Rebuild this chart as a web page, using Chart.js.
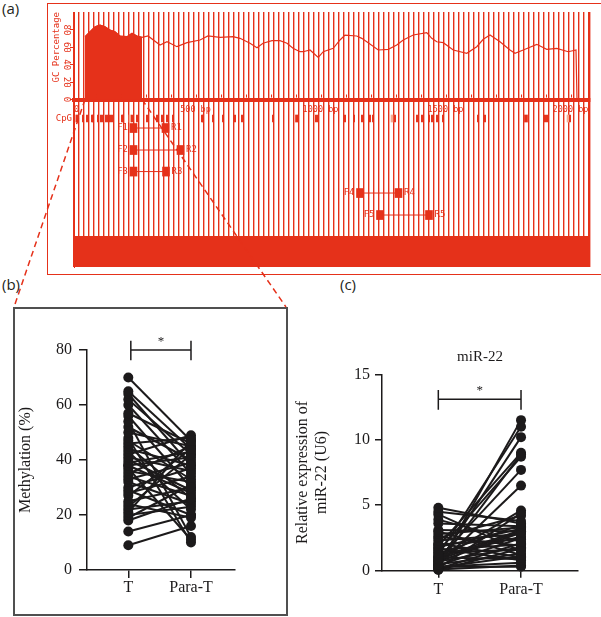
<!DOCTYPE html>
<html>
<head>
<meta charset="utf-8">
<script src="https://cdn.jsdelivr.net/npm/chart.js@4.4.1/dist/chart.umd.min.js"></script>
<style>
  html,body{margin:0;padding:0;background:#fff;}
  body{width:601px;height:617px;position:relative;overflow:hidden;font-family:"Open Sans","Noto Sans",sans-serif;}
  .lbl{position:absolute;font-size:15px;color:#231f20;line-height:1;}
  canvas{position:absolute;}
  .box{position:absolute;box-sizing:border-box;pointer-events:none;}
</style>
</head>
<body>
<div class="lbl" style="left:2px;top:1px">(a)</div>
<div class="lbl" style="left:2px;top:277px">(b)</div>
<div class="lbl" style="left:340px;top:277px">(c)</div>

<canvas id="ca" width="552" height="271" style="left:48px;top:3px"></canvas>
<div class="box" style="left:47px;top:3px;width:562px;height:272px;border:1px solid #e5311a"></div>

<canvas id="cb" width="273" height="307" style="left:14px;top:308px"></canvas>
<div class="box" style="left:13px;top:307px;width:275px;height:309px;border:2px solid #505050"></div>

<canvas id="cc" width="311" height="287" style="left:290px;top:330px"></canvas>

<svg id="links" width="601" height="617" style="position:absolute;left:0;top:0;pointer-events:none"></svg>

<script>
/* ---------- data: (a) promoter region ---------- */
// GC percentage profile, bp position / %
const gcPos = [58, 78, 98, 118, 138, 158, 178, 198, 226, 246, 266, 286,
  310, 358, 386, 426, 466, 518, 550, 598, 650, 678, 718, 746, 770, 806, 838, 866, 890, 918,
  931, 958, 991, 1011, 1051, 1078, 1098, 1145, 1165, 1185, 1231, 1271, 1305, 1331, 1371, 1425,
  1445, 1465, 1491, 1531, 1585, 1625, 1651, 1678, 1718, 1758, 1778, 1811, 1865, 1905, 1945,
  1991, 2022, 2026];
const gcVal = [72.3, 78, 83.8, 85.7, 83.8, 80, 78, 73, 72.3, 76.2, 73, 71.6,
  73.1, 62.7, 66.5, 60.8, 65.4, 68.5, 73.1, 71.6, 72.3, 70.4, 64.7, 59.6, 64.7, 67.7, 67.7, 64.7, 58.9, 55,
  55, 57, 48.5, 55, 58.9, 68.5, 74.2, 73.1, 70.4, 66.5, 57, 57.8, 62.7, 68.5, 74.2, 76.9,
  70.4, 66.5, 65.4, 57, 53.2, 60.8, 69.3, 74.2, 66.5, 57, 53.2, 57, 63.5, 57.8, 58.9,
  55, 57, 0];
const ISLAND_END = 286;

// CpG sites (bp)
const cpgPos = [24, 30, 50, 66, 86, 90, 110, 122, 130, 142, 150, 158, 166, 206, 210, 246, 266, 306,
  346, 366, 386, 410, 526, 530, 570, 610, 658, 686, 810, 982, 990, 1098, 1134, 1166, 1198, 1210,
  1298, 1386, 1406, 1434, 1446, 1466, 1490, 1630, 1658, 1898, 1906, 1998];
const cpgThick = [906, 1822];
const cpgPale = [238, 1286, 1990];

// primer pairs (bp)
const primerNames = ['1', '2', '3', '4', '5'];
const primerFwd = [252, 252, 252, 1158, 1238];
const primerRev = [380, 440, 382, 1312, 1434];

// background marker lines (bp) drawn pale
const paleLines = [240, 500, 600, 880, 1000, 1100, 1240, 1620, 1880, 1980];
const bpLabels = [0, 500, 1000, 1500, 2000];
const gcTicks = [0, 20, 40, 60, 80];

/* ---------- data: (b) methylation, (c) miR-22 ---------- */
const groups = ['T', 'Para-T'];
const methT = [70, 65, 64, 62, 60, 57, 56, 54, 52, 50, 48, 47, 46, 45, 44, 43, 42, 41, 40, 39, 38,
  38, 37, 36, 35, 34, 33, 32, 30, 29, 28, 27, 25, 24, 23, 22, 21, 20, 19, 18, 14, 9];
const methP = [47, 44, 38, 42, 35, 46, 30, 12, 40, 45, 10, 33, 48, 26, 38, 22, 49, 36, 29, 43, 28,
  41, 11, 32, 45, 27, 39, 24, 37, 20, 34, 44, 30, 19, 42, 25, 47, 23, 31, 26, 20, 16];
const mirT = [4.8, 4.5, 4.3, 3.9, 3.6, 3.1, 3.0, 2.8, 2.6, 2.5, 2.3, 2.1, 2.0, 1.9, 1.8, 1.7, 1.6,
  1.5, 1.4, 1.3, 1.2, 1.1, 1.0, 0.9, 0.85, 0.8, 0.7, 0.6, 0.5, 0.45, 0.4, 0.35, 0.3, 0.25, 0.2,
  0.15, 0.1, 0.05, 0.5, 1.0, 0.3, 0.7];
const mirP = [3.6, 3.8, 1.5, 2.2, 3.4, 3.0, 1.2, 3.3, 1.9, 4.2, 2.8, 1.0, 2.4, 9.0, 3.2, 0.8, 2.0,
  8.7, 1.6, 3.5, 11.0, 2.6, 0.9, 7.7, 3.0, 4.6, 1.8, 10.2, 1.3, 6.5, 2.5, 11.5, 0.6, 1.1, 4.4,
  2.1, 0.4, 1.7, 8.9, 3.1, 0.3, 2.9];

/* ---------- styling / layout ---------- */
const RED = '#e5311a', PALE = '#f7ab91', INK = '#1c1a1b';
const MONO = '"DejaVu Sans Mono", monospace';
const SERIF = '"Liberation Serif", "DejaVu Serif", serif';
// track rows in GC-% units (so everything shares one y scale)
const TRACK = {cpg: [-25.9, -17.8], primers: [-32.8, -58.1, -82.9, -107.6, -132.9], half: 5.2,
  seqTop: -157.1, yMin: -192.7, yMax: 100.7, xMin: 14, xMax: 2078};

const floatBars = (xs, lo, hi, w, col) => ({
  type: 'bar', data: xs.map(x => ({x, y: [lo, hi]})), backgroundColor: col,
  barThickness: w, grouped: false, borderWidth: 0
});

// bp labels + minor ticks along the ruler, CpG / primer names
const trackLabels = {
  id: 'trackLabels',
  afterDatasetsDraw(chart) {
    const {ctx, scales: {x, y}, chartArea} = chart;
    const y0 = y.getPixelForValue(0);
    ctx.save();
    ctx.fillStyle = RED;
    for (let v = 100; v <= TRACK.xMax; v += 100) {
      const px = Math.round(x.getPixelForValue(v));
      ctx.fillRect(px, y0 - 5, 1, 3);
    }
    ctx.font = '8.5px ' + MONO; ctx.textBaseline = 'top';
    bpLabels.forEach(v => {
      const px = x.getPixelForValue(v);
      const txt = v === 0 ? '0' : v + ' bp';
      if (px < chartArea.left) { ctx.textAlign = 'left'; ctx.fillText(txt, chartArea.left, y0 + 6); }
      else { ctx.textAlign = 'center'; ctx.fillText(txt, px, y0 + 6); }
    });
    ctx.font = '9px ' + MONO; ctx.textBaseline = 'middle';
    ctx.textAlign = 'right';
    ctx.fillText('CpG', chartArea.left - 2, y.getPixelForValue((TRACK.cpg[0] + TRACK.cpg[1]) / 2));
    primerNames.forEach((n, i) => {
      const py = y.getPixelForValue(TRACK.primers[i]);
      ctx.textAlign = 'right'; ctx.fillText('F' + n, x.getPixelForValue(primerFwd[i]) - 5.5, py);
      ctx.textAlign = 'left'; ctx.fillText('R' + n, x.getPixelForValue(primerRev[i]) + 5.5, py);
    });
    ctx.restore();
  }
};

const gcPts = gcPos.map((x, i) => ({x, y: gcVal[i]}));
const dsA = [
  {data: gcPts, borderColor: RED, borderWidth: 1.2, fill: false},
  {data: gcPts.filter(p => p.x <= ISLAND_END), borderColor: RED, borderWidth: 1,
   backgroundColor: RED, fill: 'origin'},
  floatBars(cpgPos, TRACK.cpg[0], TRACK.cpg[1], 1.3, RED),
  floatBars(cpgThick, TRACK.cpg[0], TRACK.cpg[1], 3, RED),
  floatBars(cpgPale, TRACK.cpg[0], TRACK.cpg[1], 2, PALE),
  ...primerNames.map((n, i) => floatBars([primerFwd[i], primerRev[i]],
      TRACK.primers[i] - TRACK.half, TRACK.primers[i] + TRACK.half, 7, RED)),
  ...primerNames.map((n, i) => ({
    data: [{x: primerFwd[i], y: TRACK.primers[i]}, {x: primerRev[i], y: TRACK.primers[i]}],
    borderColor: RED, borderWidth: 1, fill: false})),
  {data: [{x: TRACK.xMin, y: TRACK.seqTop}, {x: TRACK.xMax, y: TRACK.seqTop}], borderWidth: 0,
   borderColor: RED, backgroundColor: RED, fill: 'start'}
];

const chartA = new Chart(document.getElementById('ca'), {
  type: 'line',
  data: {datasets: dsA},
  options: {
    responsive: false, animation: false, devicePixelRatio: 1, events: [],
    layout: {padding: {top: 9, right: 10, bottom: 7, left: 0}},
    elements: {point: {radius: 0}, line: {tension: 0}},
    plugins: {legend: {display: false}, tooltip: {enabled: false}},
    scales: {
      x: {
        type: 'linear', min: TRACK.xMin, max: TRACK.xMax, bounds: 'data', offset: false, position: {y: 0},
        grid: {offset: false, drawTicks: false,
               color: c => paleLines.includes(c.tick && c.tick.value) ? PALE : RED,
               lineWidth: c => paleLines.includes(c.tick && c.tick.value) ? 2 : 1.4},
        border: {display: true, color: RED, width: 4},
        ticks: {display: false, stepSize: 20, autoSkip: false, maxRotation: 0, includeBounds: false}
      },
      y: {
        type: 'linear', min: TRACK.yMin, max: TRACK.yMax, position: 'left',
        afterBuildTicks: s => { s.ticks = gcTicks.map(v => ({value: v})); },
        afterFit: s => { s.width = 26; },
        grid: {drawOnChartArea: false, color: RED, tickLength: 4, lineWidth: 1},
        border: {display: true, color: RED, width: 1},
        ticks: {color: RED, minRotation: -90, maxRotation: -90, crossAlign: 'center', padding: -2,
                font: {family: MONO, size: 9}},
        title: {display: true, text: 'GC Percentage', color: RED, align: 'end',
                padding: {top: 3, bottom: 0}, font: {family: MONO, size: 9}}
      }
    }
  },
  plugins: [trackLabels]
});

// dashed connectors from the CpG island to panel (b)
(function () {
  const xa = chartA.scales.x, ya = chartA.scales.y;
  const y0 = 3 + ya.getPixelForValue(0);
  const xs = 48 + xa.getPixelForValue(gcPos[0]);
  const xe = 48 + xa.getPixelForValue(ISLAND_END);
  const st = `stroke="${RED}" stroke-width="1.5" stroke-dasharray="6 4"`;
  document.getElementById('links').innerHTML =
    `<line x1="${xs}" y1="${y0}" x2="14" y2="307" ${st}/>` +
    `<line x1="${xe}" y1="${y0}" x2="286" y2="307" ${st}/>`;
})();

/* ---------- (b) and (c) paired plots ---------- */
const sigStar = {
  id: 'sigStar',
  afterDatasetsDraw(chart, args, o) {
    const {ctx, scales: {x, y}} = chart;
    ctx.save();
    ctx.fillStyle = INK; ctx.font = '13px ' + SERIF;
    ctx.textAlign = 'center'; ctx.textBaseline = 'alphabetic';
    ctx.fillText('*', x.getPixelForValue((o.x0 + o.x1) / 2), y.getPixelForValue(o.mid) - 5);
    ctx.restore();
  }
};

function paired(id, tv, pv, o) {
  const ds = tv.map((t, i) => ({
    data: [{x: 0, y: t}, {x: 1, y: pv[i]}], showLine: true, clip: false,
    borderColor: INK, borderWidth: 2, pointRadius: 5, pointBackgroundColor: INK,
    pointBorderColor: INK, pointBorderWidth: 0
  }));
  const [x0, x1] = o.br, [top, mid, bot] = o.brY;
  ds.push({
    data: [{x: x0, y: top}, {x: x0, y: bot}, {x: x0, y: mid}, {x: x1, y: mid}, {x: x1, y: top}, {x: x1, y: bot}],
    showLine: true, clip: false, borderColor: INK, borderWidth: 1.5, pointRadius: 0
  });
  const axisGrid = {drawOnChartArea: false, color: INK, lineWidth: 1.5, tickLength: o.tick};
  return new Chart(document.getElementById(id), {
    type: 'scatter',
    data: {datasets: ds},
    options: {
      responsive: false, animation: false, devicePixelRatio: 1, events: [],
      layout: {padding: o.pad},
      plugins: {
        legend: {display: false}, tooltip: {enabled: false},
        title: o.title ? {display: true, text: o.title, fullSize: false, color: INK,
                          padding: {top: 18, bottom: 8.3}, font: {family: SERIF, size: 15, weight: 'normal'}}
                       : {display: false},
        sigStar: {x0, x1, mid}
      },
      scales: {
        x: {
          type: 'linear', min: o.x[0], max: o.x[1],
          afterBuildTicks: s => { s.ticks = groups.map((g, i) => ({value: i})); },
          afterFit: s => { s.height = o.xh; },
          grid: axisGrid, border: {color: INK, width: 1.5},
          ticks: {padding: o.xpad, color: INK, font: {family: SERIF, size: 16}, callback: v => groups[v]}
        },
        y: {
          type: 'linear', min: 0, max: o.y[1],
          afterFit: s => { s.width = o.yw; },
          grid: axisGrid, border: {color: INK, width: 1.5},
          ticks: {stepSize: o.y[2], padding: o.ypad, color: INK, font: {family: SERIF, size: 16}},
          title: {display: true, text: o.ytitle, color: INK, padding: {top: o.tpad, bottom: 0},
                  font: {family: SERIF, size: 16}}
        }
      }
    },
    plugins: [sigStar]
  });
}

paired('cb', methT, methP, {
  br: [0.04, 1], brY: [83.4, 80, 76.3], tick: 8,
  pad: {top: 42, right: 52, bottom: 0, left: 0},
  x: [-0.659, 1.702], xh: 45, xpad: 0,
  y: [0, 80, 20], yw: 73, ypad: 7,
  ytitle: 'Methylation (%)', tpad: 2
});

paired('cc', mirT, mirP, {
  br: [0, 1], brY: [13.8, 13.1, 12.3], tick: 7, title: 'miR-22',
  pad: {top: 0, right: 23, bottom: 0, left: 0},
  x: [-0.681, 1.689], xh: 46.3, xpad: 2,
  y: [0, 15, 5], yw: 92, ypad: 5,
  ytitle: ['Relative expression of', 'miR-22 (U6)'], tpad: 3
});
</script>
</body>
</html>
══════════════════════════════
### [Prompt]
Pictures are excluded: retype only the lines from the beginning of the listing above through the line with "const ISLAND_END = 286;", both included.

### [Problem solution]
Rebuild this chart as a web page, using Chart.js.
<!DOCTYPE html>
<html>
<head>
<meta charset="utf-8">
<script src="https://cdn.jsdelivr.net/npm/chart.js@4.4.1/dist/chart.umd.min.js"></script>
<style>
  html,body{margin:0;padding:0;background:#fff;}
  body{width:601px;height:617px;position:relative;overflow:hidden;font-family:"Open Sans","Noto Sans",sans-serif;}
  .lbl{position:absolute;font-size:15px;color:#231f20;line-height:1;}
  canvas{position:absolute;}
  .box{position:absolute;box-sizing:border-box;pointer-events:none;}
</style>
</head>
<body>
<div class="lbl" style="left:2px;top:1px">(a)</div>
<div class="lbl" style="left:2px;top:277px">(b)</div>
<div class="lbl" style="left:340px;top:277px">(c)</div>

<canvas id="ca" width="552" height="271" style="left:48px;top:3px"></canvas>
<div class="box" style="left:47px;top:3px;width:562px;height:272px;border:1px solid #e5311a"></div>

<canvas id="cb" width="273" height="307" style="left:14px;top:308px"></canvas>
<div class="box" style="left:13px;top:307px;width:275px;height:309px;border:2px solid #505050"></div>

<canvas id="cc" width="311" height="287" style="left:290px;top:330px"></canvas>

<svg id="links" width="601" height="617" style="position:absolute;left:0;top:0;pointer-events:none"></svg>

<script>
/* ---------- data: (a) promoter region ---------- */
// GC percentage profile, bp position / %
const gcPos = [58, 78, 98, 118, 138, 158, 178, 198, 226, 246, 266, 286,
  310, 358, 386, 426, 466, 518, 550, 598, 650, 678, 718, 746, 770, 806, 838, 866, 890, 918,
  931, 958, 991, 1011, 1051, 1078, 1098, 1145, 1165, 1185, 1231, 1271, 1305, 1331, 1371, 1425,
  1445, 1465, 1491, 1531, 1585, 1625, 1651, 1678, 1718, 1758, 1778, 1811, 1865, 1905, 1945,
  1991, 2022, 2026];
const gcVal = [72.3, 78, 83.8, 85.7, 83.8, 80, 78, 73, 72.3, 76.2, 73, 71.6,
  73.1, 62.7, 66.5, 60.8, 65.4, 68.5, 73.1, 71.6, 72.3, 70.4, 64.7, 59.6, 64.7, 67.7, 67.7, 64.7, 58.9, 55,
  55, 57, 48.5, 55, 58.9, 68.5, 74.2, 73.1, 70.4, 66.5, 57, 57.8, 62.7, 68.5, 74.2, 76.9,
  70.4, 66.5, 65.4, 57, 53.2, 60.8, 69.3, 74.2, 66.5, 57, 53.2, 57, 63.5, 57.8, 58.9,
  55, 57, 0];
const ISLAND_END = 286;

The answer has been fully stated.